Repeat exactly, and only, the lines below starting at the line that contains "Generate a Python" and ending at the line that contains "label=series_label, linewidth=1.5, sort=True, estimator=None)", inclusive of both.

DATA EXCERPTS
#####

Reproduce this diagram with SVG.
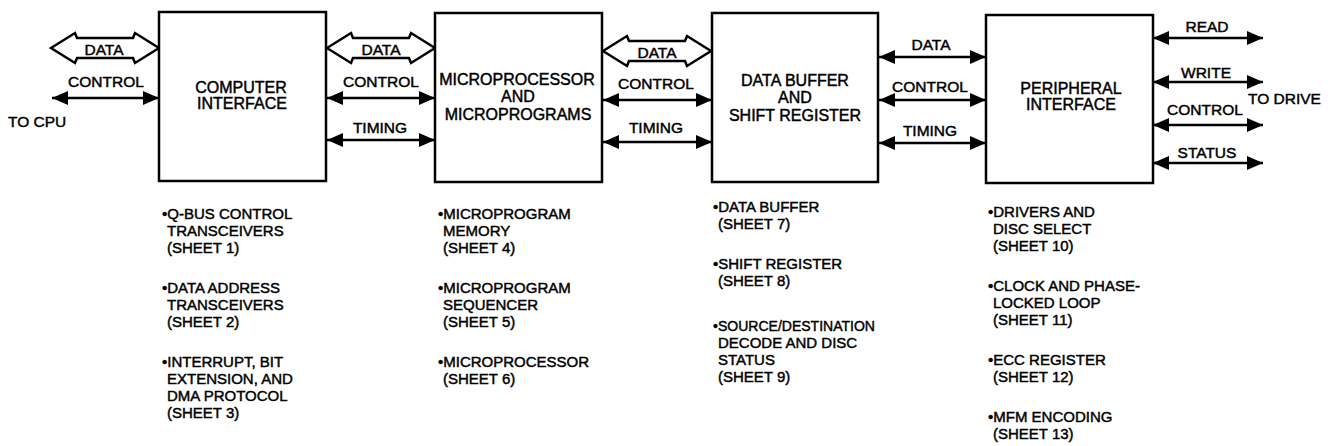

#####

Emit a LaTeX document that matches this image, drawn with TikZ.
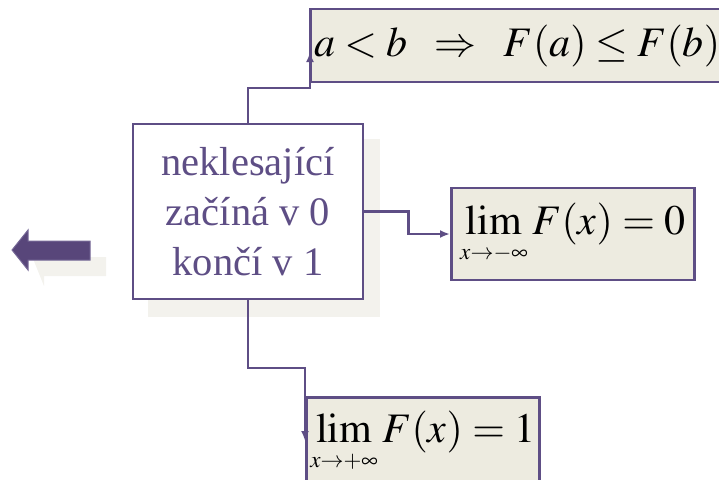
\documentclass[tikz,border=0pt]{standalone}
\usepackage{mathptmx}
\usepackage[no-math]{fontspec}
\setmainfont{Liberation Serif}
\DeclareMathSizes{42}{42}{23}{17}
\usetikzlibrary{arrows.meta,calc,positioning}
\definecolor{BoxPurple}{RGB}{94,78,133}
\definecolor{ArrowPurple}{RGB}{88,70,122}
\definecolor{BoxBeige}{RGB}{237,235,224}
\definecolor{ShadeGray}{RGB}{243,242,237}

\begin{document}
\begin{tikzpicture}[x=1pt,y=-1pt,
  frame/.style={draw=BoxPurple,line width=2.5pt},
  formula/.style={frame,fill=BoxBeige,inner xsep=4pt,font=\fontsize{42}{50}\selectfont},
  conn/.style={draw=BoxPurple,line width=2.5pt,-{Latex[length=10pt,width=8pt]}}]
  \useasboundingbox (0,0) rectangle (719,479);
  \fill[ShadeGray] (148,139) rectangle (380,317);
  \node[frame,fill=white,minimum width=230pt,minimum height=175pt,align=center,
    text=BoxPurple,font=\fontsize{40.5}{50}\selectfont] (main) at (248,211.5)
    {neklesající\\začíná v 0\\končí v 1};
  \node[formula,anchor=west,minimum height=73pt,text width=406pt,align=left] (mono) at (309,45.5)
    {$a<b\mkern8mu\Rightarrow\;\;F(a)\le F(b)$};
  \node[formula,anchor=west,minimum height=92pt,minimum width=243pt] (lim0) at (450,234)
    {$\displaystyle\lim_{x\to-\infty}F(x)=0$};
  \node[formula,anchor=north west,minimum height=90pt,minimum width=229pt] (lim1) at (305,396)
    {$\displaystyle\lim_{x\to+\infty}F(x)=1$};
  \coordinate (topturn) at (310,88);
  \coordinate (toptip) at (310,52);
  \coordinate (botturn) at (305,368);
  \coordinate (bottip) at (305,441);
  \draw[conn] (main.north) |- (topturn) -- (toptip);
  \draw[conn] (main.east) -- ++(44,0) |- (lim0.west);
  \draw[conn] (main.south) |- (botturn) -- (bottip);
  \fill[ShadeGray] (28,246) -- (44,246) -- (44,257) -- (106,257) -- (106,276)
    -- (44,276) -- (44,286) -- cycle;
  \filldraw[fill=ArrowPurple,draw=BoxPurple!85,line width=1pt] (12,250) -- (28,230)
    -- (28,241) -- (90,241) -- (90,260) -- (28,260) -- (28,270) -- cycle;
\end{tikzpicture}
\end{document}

#####

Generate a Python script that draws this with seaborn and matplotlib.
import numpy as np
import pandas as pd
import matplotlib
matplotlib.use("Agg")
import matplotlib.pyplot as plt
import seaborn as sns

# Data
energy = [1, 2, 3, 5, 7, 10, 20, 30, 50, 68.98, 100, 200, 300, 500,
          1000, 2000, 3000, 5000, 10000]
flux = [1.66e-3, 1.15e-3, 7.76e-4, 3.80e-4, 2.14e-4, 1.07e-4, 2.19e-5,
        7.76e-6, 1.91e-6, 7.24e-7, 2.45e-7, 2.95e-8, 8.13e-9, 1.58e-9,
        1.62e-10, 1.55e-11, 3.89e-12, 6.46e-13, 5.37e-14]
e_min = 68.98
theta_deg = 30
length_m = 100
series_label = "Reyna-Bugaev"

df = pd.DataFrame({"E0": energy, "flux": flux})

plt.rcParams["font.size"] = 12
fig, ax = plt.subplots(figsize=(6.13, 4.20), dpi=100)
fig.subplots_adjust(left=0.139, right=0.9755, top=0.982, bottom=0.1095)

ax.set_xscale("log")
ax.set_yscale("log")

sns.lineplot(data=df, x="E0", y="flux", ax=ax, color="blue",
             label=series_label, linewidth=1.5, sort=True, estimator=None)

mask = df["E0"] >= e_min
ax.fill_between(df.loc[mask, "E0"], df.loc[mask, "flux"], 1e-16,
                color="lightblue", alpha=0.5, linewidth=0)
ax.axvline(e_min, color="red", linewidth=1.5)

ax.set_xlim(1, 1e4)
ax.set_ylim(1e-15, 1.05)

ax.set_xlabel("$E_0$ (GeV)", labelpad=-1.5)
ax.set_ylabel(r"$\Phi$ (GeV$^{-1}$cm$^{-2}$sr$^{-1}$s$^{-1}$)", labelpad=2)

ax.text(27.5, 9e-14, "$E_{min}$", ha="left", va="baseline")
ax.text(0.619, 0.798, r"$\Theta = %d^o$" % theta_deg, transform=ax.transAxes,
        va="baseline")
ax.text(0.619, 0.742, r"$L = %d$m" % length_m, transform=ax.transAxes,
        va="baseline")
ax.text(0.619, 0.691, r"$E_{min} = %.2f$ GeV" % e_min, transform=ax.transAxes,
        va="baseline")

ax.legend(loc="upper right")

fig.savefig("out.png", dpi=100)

#####

COMPLETE RESPONSE
Generate a Python script that draws this with seaborn and matplotlib.
import numpy as np
import pandas as pd
import matplotlib
matplotlib.use("Agg")
import matplotlib.pyplot as plt
import seaborn as sns

# Data
energy = [1, 2, 3, 5, 7, 10, 20, 30, 50, 68.98, 100, 200, 300, 500,
          1000, 2000, 3000, 5000, 10000]
flux = [1.66e-3, 1.15e-3, 7.76e-4, 3.80e-4, 2.14e-4, 1.07e-4, 2.19e-5,
        7.76e-6, 1.91e-6, 7.24e-7, 2.45e-7, 2.95e-8, 8.13e-9, 1.58e-9,
        1.62e-10, 1.55e-11, 3.89e-12, 6.46e-13, 5.37e-14]
e_min = 68.98
theta_deg = 30
length_m = 100
series_label = "Reyna-Bugaev"

df = pd.DataFrame({"E0": energy, "flux": flux})

plt.rcParams["font.size"] = 12
fig, ax = plt.subplots(figsize=(6.13, 4.20), dpi=100)
fig.subplots_adjust(left=0.139, right=0.9755, top=0.982, bottom=0.1095)

ax.set_xscale("log")
ax.set_yscale("log")

sns.lineplot(data=df, x="E0", y="flux", ax=ax, color="blue",
             label=series_label, linewidth=1.5, sort=True, estimator=None)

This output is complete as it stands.